Carry none of the pictures over; write out the complete data exactly.

#### GIVEN INFORMATION

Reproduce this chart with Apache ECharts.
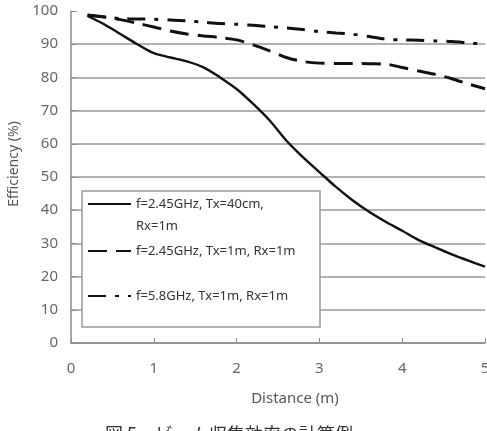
<!DOCTYPE html>
<html>
<head>
<meta charset="utf-8">
<script src="https://cdn.jsdelivr.net/npm/echarts@6/dist/echarts.min.js"></script>
<style>
  html, body { margin: 0; padding: 0; background: #fff; }
  #chart { width: 487px; height: 431px; }
</style>
</head>
<body>
<div id="chart"></div>
<script>
// distance (m)
const distance = [0.2, 0.4, 0.6, 0.8, 1.0, 1.2, 1.4, 1.6, 1.8, 2.0, 2.2, 2.4, 2.6,
  2.8, 3.0, 3.2, 3.4, 3.6, 3.8, 4.0, 4.2, 4.4, 4.6, 4.8, 5.0];
// efficiency (%)
const eff245Tx40 = [98.5, 96, 93, 90, 87.3, 86, 84.8, 83, 80, 76.5, 72, 67, 61,
  56, 51.5, 47, 43, 39.5, 36.5, 33.8, 31, 28.8, 26.7, 24.8, 23];
const eff245Tx1 = [98.7, 98.2, 97.4, 96.3, 95.2, 94, 93.1, 92.5, 92, 91.3, 89.8, 88, 86,
  84.8, 84.3, 84.2, 84.2, 84.1, 84, 83, 81.9, 80.9, 79.6, 78, 76.6];
const eff58Tx1 = [98.8, 98.2, 97.7, 97.6, 97.5, 97.3, 97, 96.6, 96.2, 96, 95.7, 95.3, 94.9,
  94.4, 93.8, 93.4, 93, 92.3, 91.5, 91.3, 91.2, 91, 90.8, 90.4, 90];
const seriesNames = [
  "f=2.45GHz, Tx=40cm, Rx=1m",
  "f=2.45GHz, Tx=1m, Rx=1m",
  "f=5.8GHz, Tx=1m, Rx=1m",
];

const chart = echarts.init(document.getElementById("chart"));
const zip = (ys) => distance.map((x, i) => [x, ys[i]]);
const gray = "#8c8c8c";

const legendBase = {
  orient: "vertical",
  left: 87,
  padding: 0,
  itemWidth: 43,
  itemHeight: 14,
  itemStyle: { opacity: 0 },
  textStyle: { color: "#333", fontSize: 13, fontFamily: "Noto Sans", lineHeight: 22 },
};

chart.setOption({
  animation: false,
  title: {
    text: "図 5　ビーム収集効率の計算例",
    left: 100,
    top: 420,
    textStyle: { fontFamily: "Noto Sans CJK JP", fontSize: 18, fontWeight: "normal", color: "#333" },
  },
  grid: { left: 71, right: 2, top: 11, bottom: 88, outerBoundsMode: "none", containLabel: false },
  xAxis: {
    type: "value",
    min: 0,
    max: 5,
    interval: 1,
    name: "Distance (m)",
    nameLocation: "middle",
    nameGap: 48,
    nameTextStyle: { color: "#555", fontSize: 15, fontFamily: "Noto Sans", padding: [0, 0, 0, 34] },
    axisLine: { lineStyle: { color: gray, width: 1.5 } },
    axisTick: { inside: true, length: 5, lineStyle: { color: gray } },
    axisLabel: { color: "#666", fontSize: 15, fontFamily: "Noto Sans", margin: 18 },
    splitLine: { show: false },
  },
  yAxis: {
    type: "value",
    min: 0,
    max: 100,
    interval: 10,
    name: "Efficiency (%)",
    nameLocation: "middle",
    nameGap: 50,
    nameTextStyle: { color: "#555", fontSize: 14, fontFamily: "Noto Sans", padding: [0, 0, 0, 26] },
    axisLine: { show: true, lineStyle: { color: gray, width: 1.5 } },
    axisTick: { show: true, inside: true, length: 6, lineStyle: { color: gray } },
    axisLabel: { color: "#666", fontSize: 15, fontFamily: "Noto Sans", margin: 13 },
    splitLine: { show: true, showMaxLine: false, lineStyle: { color: "#999", width: 1.5 } },
  },
  legend: [
    Object.assign({}, legendBase, {
      top: 171,
      data: [seriesNames[0]],
      formatter: (name) => "\n" + name.replace(", Rx", ",\nRx"),
    }),
    Object.assign({}, legendBase, { top: 240, data: [seriesNames[1]] }),
    Object.assign({}, legendBase, { top: 285, data: [seriesNames[2]] }),
  ],
  graphic: [
    {
      type: "rect",
      z: 3,
      shape: { x: 82, y: 191, width: 238, height: 136 },
      style: { fill: "#fff", stroke: "#999", lineWidth: 1.5 },
    },
  ],
  series: [
    {
      name: seriesNames[0],
      type: "line",
      symbol: "none",
      smooth: 0.3,
      data: zip(eff245Tx40),
      lineStyle: { color: "#111", width: 2.4 },
      itemStyle: { color: "#111" },
    },
    {
      name: seriesNames[1],
      type: "line",
      symbol: "none",
      smooth: 0.3,
      data: zip(eff245Tx1),
      lineStyle: { color: "#111", width: 3, type: [19, 9] },
      itemStyle: { color: "#111" },
    },
    {
      name: seriesNames[2],
      type: "line",
      symbol: "none",
      smooth: 0.3,
      data: zip(eff58Tx1),
      lineStyle: { color: "#111", width: 3, type: [18, 9, 4, 9] },
      itemStyle: { color: "#111" },
    },
  ],
});
</script>
</body>
</html>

########

» **TASK ANSWER**
Reproduce this chart with Apache ECharts.
<!DOCTYPE html>
<html>
<head>
<meta charset="utf-8">
<script src="https://cdn.jsdelivr.net/npm/echarts@6/dist/echarts.min.js"></script>
<style>
  html, body { margin: 0; padding: 0; background: #fff; }
  #chart { width: 487px; height: 431px; }
</style>
</head>
<body>
<div id="chart"></div>
<script>
// distance (m)
const distance = [0.2, 0.4, 0.6, 0.8, 1.0, 1.2, 1.4, 1.6, 1.8, 2.0, 2.2, 2.4, 2.6,
  2.8, 3.0, 3.2, 3.4, 3.6, 3.8, 4.0, 4.2, 4.4, 4.6, 4.8, 5.0];
// efficiency (%)
const eff245Tx40 = [98.5, 96, 93, 90, 87.3, 86, 84.8, 83, 80, 76.5, 72, 67, 61,
  56, 51.5, 47, 43, 39.5, 36.5, 33.8, 31, 28.8, 26.7, 24.8, 23];
const eff245Tx1 = [98.7, 98.2, 97.4, 96.3, 95.2, 94, 93.1, 92.5, 92, 91.3, 89.8, 88, 86,
  84.8, 84.3, 84.2, 84.2, 84.1, 84, 83, 81.9, 80.9, 79.6, 78, 76.6];
const eff58Tx1 = [98.8, 98.2, 97.7, 97.6, 97.5, 97.3, 97, 96.6, 96.2, 96, 95.7, 95.3, 94.9,
  94.4, 93.8, 93.4, 93, 92.3, 91.5, 91.3, 91.2, 91, 90.8, 90.4, 90];
const seriesNames = [
  "f=2.45GHz, Tx=40cm, Rx=1m",
  "f=2.45GHz, Tx=1m, Rx=1m",
  "f=5.8GHz, Tx=1m, Rx=1m",
];

const chart = echarts.init(document.getElementById("chart"));
const zip = (ys) => distance.map((x, i) => [x, ys[i]]);
const gray = "#8c8c8c";

const legendBase = {
  orient: "vertical",
  left: 87,
  padding: 0,
  itemWidth: 43,
  itemHeight: 14,
  itemStyle: { opacity: 0 },
  textStyle: { color: "#333", fontSize: 13, fontFamily: "Noto Sans", lineHeight: 22 },
};

chart.setOption({
  animation: false,
  title: {
    text: "図 5　ビーム収集効率の計算例",
    left: 100,
    top: 420,
    textStyle: { fontFamily: "Noto Sans CJK JP", fontSize: 18, fontWeight: "normal", color: "#333" },
  },
  grid: { left: 71, right: 2, top: 11, bottom: 88, outerBoundsMode: "none", containLabel: false },
  xAxis: {
    type: "value",
    min: 0,
    max: 5,
    interval: 1,
    name: "Distance (m)",
    nameLocation: "middle",
    nameGap: 48,
    nameTextStyle: { color: "#555", fontSize: 15, fontFamily: "Noto Sans", padding: [0, 0, 0, 34] },
    axisLine: { lineStyle: { color: gray, width: 1.5 } },
    axisTick: { inside: true, length: 5, lineStyle: { color: gray } },
    axisLabel: { color: "#666", fontSize: 15, fontFamily: "Noto Sans", margin: 18 },
    splitLine: { show: false },
  },
  yAxis: {
    type: "value",
    min: 0,
    max: 100,
    interval: 10,
    name: "Efficiency (%)",
    nameLocation: "middle",
    nameGap: 50,
    nameTextStyle: { color: "#555", fontSize: 14, fontFamily: "Noto Sans", padding: [0, 0, 0, 26] },
    axisLine: { show: true, lineStyle: { color: gray, width: 1.5 } },
    axisTick: { show: true, inside: true, length: 6, lineStyle: { color: gray } },
    axisLabel: { color: "#666", fontSize: 15, fontFamily: "Noto Sans", margin: 13 },
    splitLine: { show: true, showMaxLine: false, lineStyle: { color: "#999", width: 1.5 } },
  },
  legend: [
    Object.assign({}, legendBase, {
      top: 171,
      data: [seriesNames[0]],
      formatter: (name) => "\n" + name.replace(", Rx", ",\nRx"),
    }),
    Object.assign({}, legendBase, { top: 240, data: [seriesNames[1]] }),
    Object.assign({}, legendBase, { top: 285, data: [seriesNames[2]] }),
  ],
  graphic: [
    {
      type: "rect",
      z: 3,
      shape: { x: 82, y: 191, width: 238, height: 136 },
      style: { fill: "#fff", stroke: "#999", lineWidth: 1.5 },
    },
  ],
  series: [
    {
      name: seriesNames[0],
      type: "line",
      symbol: "none",
      smooth: 0.3,
      data: zip(eff245Tx40),
      lineStyle: { color: "#111", width: 2.4 },
      itemStyle: { color: "#111" },
    },
    {
      name: seriesNames[1],
      type: "line",
      symbol: "none",
      smooth: 0.3,
      data: zip(eff245Tx1),
      lineStyle: { color: "#111", width: 3, type: [19, 9] },
      itemStyle: { color: "#111" },
    },
    {
      name: seriesNames[2],
      type: "line",
      symbol: "none",
      smooth: 0.3,
      data: zip(eff58Tx1),
      lineStyle: { color: "#111", width: 3, type: [18, 9, 4, 9] },
      itemStyle: { color: "#111" },
    },
  ],
});
</script>
</body>
</html>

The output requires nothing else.